Necessarily, therefore, the short story, since it cannot do all the work itself, demands much more of the reader than the common novel (there are exceptions, of course). This is probably why, as a high school student, I didn’t much appreciate the form. I didn’t want to have to work as much as was being demanded of me.

I love this quote by Harold Bloom (from How To Read and Why) that, I think, sums the idea up pretty well, and provides some advice to boot:

Short stories favor the tacit; they compel the reader to be active, and to discern explanations that the writer avoids.The reader… must slow down, quite deliberately, and start listening with the inner ear. Such listening overhears the characters, as well as hearing them; think of them as your characters, and wonder what is implied, rather than told about them. Unlike most figures in novels, their foregrounding are largely up to you, utilizing the hints subtly provided by the reader.

From Turgenev through Eudora Welty and beyond, short story writers refrain from moral judgments… The most skilled short story writers are as elliptical in regard to moral judgments as they are in regard to continuities of action of the details of a character’s past life. You, as reader, are to decide if moral judgment if relevant, and then the judgment will be yours to make.

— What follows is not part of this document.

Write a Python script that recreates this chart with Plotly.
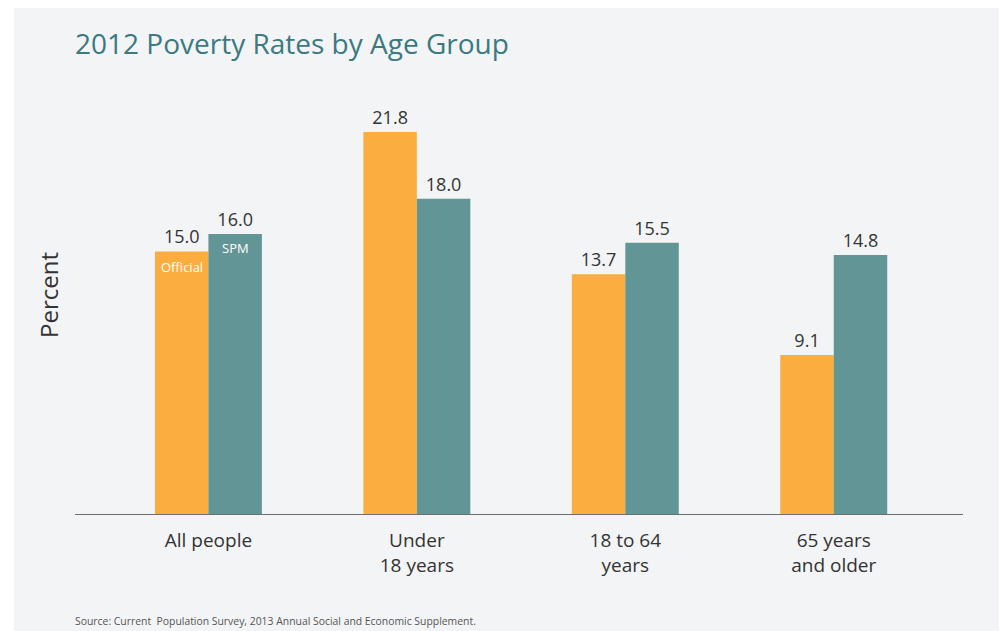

The short story provides some unique challenges for both writer and reader, challenges that they must, in effect, confront together, in concert with each other.

In it’s own meta-fictive way, reading a short story is a bit like solving a mystery. The clues are laid out for us (one hopes) and it is our job to make sense of them.

It is for this reason that I love reading a good short story.

And I suppose, therefore, that writing a short story is something like creating a puzzle, perhaps one of the crossword variety even. It is the job of the writer to set forth pieces whose shapes will appropriately fit together. With just the right amount of ambiguity of course.

I for one hope the short story makes a comeback.